● **INFORMATION SUPPLIED**
==============================

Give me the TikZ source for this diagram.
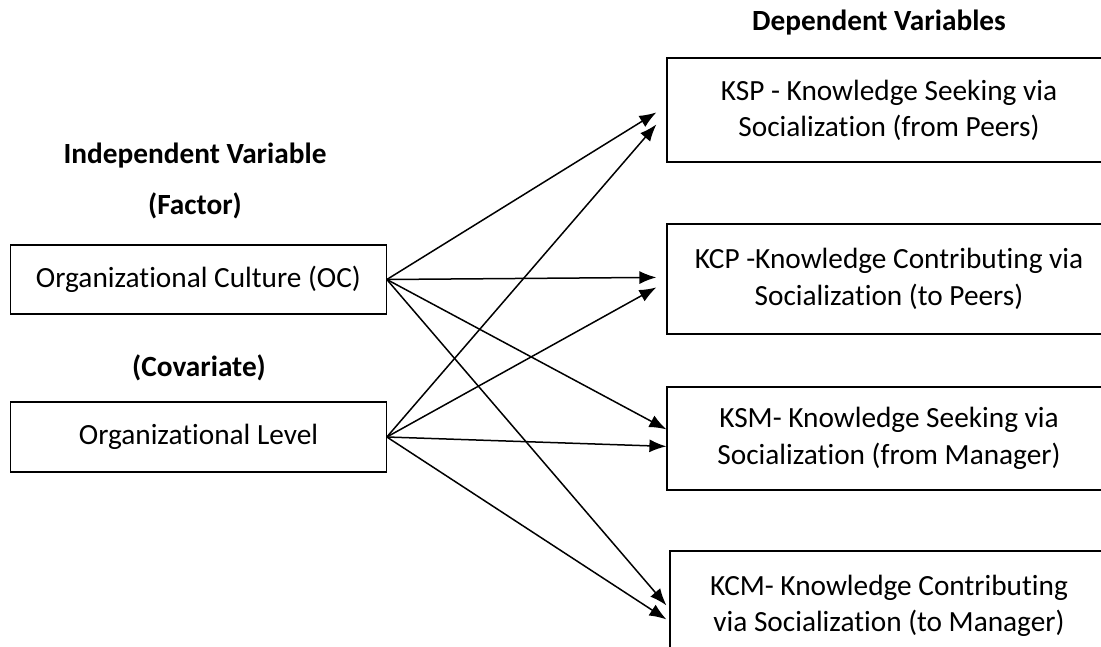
\documentclass[tikz,border=0pt]{standalone}
\usepackage{fontspec}
\setmainfont{Carlito}[Ligatures=NoCommon]
\usetikzlibrary{arrows.meta,calc}
\begin{document}
\begin{tikzpicture}[x=1pt,y=-1pt,
  box/.style={draw, line width=1.2pt, inner sep=0pt, align=center,
    font=\fontsize{29.3}{36.5}\selectfont},
  head/.style={font=\fontsize{29.3}{36}\selectfont\bfseries},
  arr/.style={line width=1.5pt, -{Latex[length=17pt,width=13pt]}}]
\useasboundingbox (0,0) rectangle (1101,647);

% headings
\node[head] (hdep) at (879,23) {Dependent Variables};
\node[head] (hind) at (195,156) {Independent Variable};
\node[head] (hfac) at (195,206) {(Factor)};
\node[head] (hcov) at (199,368) {(Covariate)};

% independent side
\node[box, minimum width=375.5pt, minimum height=69pt] (oc) at (198.5,279.5)
  {Organizational Culture (OC)};
\node[box, minimum width=375.5pt, minimum height=70pt] (lvl) at (198.5,437)
  {Organizational Level};

% dependent side
\node[box, minimum width=444pt, minimum height=104pt, text depth=3pt] (ksp) at (889,110)
  {KSP - Knowledge Seeking via\\Socialization (from Peers)};
\node[box, minimum width=444pt, minimum height=110pt] (kcp) at (889,279)
  {KCP -Knowledge Contributing via\\Socialization (to Peers)};
\node[box, minimum width=444pt, minimum height=103pt] (ksm) at (889,438.5)
  {KSM- Knowledge Seeking via\\Socialization (from Manager)};
\node[box, minimum width=438pt, minimum height=110pt] (kcm) at (889,606)
  {KCM- Knowledge Contributing\\via Socialization (to Manager)};

% effects of the factor
\draw[arr] (oc.east) -- ($(ksp.north west)+(-10,55)$);
\draw[arr] (oc.east) -- ($(kcp.north west)+(-10,54)$);
\draw[arr] (oc.east) -- ($(ksm.north west)+(0,43)$);
\draw[arr] (oc.east) -- ($(kcm.north west)+(-3,55)$);

% effects of the covariate
\draw[arr] (lvl.east) -- ($(ksp.north west)+(-10,67)$);
\draw[arr] (lvl.east) -- ($(kcp.north west)+(-10,64)$);
\draw[arr] (lvl.east) -- ($(ksm.north west)+(0,60)$);
\draw[arr] (lvl.east) -- ($(kcm.north west)+(-3,69)$);
\end{tikzpicture}
\end{document}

==============================

● **TO BE DONE**
Without the pictures, return the listing above from its first line through the line that has "Knowledge Contributing\\via Socialization".

● **EXERCISE OUTPUT**
Give me the TikZ source for this diagram.
\documentclass[tikz,border=0pt]{standalone}
\usepackage{fontspec}
\setmainfont{Carlito}[Ligatures=NoCommon]
\usetikzlibrary{arrows.meta,calc}
\begin{document}
\begin{tikzpicture}[x=1pt,y=-1pt,
  box/.style={draw, line width=1.2pt, inner sep=0pt, align=center,
    font=\fontsize{29.3}{36.5}\selectfont},
  head/.style={font=\fontsize{29.3}{36}\selectfont\bfseries},
  arr/.style={line width=1.5pt, -{Latex[length=17pt,width=13pt]}}]
\useasboundingbox (0,0) rectangle (1101,647);

% headings
\node[head] (hdep) at (879,23) {Dependent Variables};
\node[head] (hind) at (195,156) {Independent Variable};
\node[head] (hfac) at (195,206) {(Factor)};
\node[head] (hcov) at (199,368) {(Covariate)};

% independent side
\node[box, minimum width=375.5pt, minimum height=69pt] (oc) at (198.5,279.5)
  {Organizational Culture (OC)};
\node[box, minimum width=375.5pt, minimum height=70pt] (lvl) at (198.5,437)
  {Organizational Level};

% dependent side
\node[box, minimum width=444pt, minimum height=104pt, text depth=3pt] (ksp) at (889,110)
  {KSP - Knowledge Seeking via\\Socialization (from Peers)};
\node[box, minimum width=444pt, minimum height=110pt] (kcp) at (889,279)
  {KCP -Knowledge Contributing via\\Socialization (to Peers)};
\node[box, minimum width=444pt, minimum height=103pt] (ksm) at (889,438.5)
  {KSM- Knowledge Seeking via\\Socialization (from Manager)};
\node[box, minimum width=438pt, minimum height=110pt] (kcm) at (889,606)
  {KCM- Knowledge Contributing\\via Socialization (to Manager)};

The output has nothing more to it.